Our whole goal in this exercise was to do as little work as possible – and we certainly have achieved that goal in the part of the query that reads from storage – but the decoding step that we’ve now introduced will take real time too! If reading data from storage is indeed a lot slower than performing computations, then this tradeoff can work out in our favor. We’re doing less of the slow thing (reading data) and more of the fast thing (computation), so this should result in a performance improvement in many cases. That said, column encoding won’t always make queries faster and there’s a very real risk that it can make queries slower if it is used inappropriately3.
There are some databases (eg. Redshift) and file formats (eg. Parquet) which allow you to manually specify column encodings for a table. Other databases might employ similar techniques under the hood but don’t necessarily expose them to end-users via a query interface. Personally, I’ve spent a lot of time futzing with column encoding in my day and am generally grateful for the databases that can handle this kind of thing for me.

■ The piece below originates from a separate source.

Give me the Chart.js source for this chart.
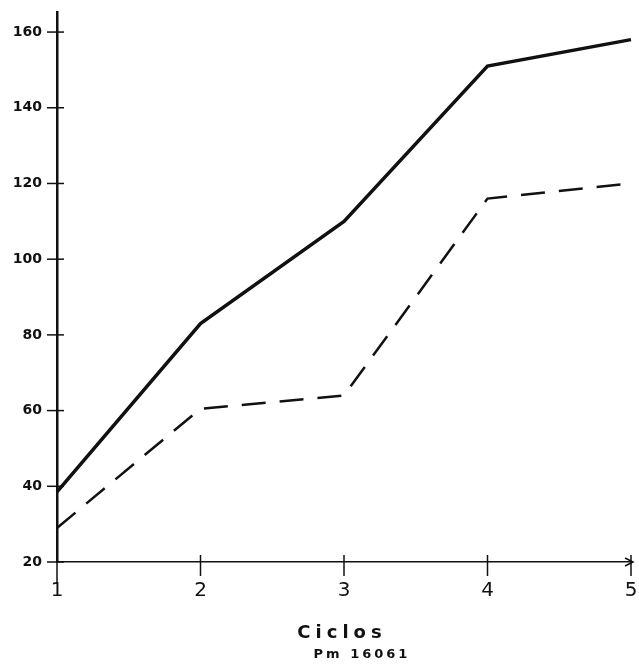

The Kimball devotees amongst you are bristling at the thought of storing “United States of America” as a string 1 million times in a table, but recall that this is a post about column encoding, not dimensional modeling.
Things, you know, stuff. I tried to write this entire post without talking about bits or bytes, so there’s a whole lot of hand-waving going on. If you want rigor, go take Andy Pavlo’s class.
Consider what would happen if you dictionary encoded an email_address column on a customers table. Each email address is unique so there’s no compression benefit, but there is additional decoding overhead, so this would make queries against this table slower!